**Aim**
Take every line from the first down to the line with "plt.rcParams['mathtext.bf'] = 'Liberation" and set it down exactly, without the pictures.

** Begin Data excerpt **

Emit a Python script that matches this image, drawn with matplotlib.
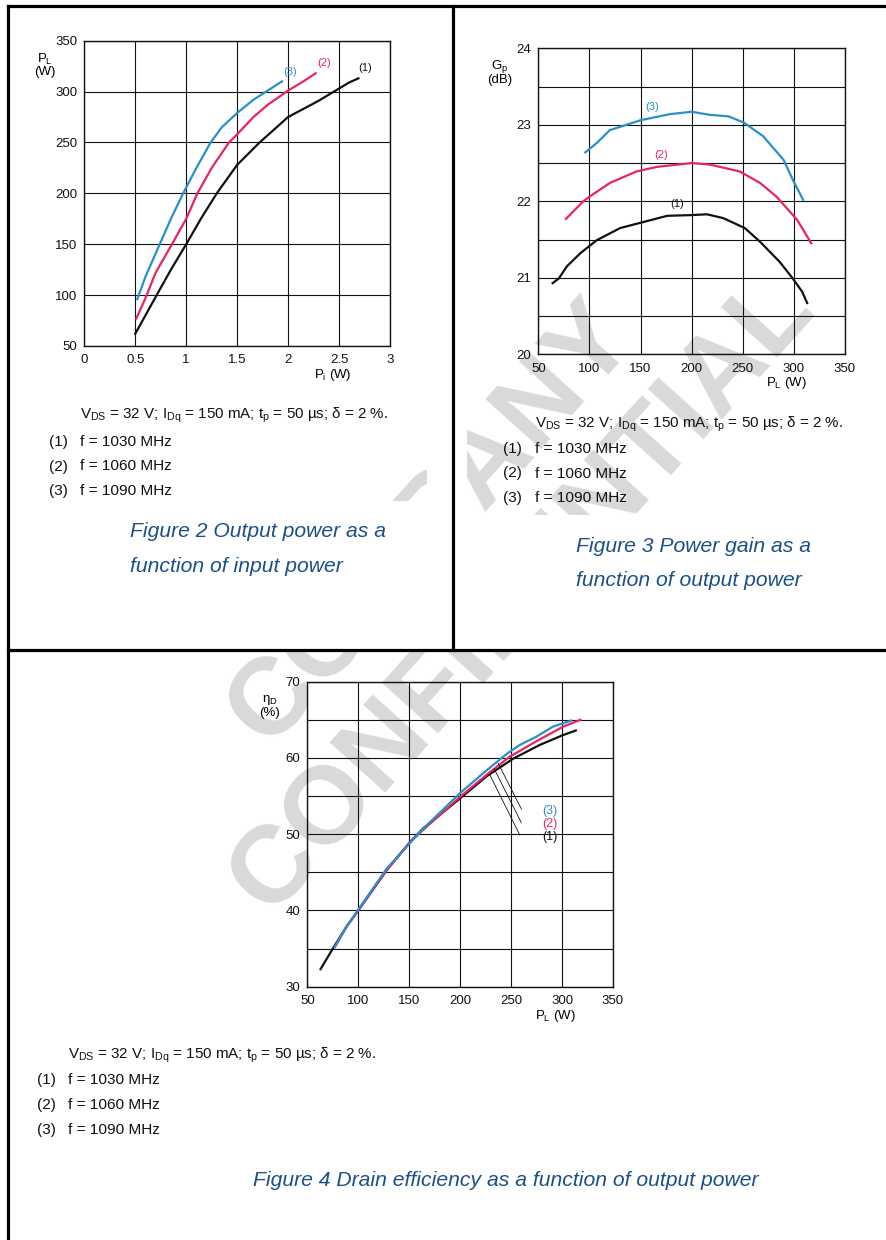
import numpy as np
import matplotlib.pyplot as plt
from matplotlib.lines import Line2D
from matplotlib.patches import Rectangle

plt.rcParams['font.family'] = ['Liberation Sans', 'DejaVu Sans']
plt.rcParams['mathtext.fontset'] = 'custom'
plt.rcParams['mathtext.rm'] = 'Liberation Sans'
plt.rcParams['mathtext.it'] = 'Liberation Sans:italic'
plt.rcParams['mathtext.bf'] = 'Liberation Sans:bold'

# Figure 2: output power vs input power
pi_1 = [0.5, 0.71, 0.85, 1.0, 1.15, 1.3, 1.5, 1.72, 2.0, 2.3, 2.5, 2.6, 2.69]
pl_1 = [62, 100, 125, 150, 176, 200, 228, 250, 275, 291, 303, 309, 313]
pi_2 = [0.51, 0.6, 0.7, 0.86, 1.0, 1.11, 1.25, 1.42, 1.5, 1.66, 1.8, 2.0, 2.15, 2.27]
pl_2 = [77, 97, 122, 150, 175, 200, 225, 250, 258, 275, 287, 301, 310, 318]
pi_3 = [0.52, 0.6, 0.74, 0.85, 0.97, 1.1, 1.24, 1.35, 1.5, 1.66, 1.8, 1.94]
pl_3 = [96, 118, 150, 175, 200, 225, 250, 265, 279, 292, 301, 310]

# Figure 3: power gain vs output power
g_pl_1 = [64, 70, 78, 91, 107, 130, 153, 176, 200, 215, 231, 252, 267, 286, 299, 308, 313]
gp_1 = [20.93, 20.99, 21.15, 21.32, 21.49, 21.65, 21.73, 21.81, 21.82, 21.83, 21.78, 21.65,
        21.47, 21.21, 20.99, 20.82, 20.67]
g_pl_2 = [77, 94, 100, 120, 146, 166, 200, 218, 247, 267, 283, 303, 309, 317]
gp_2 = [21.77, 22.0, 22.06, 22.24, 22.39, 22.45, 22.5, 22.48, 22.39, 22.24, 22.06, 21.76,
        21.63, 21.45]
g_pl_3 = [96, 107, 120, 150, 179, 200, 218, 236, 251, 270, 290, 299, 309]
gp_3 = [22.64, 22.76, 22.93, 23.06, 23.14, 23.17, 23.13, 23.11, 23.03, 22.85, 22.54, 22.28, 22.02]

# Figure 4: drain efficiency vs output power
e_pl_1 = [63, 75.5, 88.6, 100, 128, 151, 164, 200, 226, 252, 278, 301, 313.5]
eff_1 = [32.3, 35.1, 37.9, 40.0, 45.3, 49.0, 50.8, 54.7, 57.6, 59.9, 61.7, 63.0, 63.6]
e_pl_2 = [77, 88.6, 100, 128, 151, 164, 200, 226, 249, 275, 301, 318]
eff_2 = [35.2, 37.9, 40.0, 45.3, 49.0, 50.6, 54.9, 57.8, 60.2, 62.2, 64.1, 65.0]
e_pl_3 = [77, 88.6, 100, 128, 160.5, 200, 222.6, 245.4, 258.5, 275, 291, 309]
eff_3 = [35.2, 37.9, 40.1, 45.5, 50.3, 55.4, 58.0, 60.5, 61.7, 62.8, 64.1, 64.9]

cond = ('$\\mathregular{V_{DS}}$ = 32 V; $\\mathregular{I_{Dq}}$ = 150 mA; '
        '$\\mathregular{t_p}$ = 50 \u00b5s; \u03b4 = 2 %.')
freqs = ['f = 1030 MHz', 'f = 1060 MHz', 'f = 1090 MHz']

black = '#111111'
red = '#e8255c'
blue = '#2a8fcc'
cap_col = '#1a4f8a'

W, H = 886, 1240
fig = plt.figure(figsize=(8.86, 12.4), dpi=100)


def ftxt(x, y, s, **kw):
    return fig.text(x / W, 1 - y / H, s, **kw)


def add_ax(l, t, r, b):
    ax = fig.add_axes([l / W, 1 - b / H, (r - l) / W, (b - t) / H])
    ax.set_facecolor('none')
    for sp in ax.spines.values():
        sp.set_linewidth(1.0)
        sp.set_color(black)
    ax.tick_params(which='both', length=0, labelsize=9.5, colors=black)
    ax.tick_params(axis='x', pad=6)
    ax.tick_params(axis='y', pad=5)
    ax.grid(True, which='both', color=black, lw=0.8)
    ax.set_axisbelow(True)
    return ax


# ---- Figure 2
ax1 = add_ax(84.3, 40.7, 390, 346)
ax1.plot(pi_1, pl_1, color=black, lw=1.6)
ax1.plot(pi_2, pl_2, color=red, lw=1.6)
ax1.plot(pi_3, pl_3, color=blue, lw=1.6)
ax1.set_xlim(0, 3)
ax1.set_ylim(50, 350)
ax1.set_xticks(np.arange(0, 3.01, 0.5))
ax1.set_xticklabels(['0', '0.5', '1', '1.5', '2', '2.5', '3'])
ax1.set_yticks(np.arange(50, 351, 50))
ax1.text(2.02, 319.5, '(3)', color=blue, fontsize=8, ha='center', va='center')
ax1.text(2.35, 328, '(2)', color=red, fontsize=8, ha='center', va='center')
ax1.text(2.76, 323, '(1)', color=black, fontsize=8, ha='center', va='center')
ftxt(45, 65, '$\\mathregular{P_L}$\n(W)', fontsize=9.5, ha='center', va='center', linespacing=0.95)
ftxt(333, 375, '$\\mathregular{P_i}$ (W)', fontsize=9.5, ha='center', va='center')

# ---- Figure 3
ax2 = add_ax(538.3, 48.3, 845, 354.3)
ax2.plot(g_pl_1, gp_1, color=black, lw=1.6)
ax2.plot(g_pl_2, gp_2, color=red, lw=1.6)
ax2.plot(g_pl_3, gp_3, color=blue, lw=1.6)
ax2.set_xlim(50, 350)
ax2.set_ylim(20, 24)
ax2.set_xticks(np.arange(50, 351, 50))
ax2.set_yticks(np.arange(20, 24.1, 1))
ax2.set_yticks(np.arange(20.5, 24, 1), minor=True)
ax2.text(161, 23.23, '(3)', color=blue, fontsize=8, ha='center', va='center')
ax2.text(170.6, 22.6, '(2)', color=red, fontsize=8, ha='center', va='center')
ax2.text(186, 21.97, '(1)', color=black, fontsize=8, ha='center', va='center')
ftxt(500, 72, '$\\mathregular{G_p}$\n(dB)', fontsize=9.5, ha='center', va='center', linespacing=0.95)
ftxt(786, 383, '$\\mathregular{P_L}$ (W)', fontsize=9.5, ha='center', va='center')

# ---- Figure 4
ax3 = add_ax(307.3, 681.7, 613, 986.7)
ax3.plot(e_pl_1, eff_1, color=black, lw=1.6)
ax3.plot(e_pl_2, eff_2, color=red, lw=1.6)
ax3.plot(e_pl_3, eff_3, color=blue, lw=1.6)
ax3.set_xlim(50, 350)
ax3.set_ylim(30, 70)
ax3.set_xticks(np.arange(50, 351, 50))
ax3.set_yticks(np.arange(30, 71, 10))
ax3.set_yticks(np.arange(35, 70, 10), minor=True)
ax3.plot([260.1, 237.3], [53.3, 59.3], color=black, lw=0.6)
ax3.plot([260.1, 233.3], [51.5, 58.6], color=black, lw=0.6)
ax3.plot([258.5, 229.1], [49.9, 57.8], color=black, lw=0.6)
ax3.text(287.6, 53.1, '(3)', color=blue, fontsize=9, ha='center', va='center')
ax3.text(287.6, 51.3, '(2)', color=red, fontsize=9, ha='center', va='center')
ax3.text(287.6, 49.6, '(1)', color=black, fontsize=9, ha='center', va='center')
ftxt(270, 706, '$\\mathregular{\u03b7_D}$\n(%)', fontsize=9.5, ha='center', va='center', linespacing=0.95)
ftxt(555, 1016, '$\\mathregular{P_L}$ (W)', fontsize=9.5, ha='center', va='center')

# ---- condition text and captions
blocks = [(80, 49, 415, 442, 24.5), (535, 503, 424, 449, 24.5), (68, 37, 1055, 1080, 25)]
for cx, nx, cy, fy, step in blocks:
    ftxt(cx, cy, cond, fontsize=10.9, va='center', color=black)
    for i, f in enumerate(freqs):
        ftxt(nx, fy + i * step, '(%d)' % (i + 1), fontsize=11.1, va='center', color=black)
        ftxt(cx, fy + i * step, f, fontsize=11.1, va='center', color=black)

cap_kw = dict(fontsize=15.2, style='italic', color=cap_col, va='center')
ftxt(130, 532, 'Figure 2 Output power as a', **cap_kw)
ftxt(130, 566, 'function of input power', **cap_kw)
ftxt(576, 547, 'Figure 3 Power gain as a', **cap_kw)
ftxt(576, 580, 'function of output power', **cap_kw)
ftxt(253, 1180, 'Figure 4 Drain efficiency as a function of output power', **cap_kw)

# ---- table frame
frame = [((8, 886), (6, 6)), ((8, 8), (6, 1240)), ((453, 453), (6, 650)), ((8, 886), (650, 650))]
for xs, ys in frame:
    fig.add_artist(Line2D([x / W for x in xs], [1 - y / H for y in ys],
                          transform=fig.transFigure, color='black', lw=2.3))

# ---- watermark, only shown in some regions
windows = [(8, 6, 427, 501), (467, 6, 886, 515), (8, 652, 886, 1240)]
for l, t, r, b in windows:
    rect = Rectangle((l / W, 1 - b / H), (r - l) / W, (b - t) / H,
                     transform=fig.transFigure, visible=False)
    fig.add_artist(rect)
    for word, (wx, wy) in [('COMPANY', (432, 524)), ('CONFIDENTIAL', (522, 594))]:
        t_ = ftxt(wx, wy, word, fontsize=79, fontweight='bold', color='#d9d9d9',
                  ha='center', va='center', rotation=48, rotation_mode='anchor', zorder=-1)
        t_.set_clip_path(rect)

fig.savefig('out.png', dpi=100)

** End Data excerpt **

**Right answer**
Emit a Python script that matches this image, drawn with matplotlib.
import numpy as np
import matplotlib.pyplot as plt
from matplotlib.lines import Line2D
from matplotlib.patches import Rectangle

plt.rcParams['font.family'] = ['Liberation Sans', 'DejaVu Sans']
plt.rcParams['mathtext.fontset'] = 'custom'
plt.rcParams['mathtext.rm'] = 'Liberation Sans'
plt.rcParams['mathtext.it'] = 'Liberation Sans:italic'
plt.rcParams['mathtext.bf'] = 'Liberation Sans:bold'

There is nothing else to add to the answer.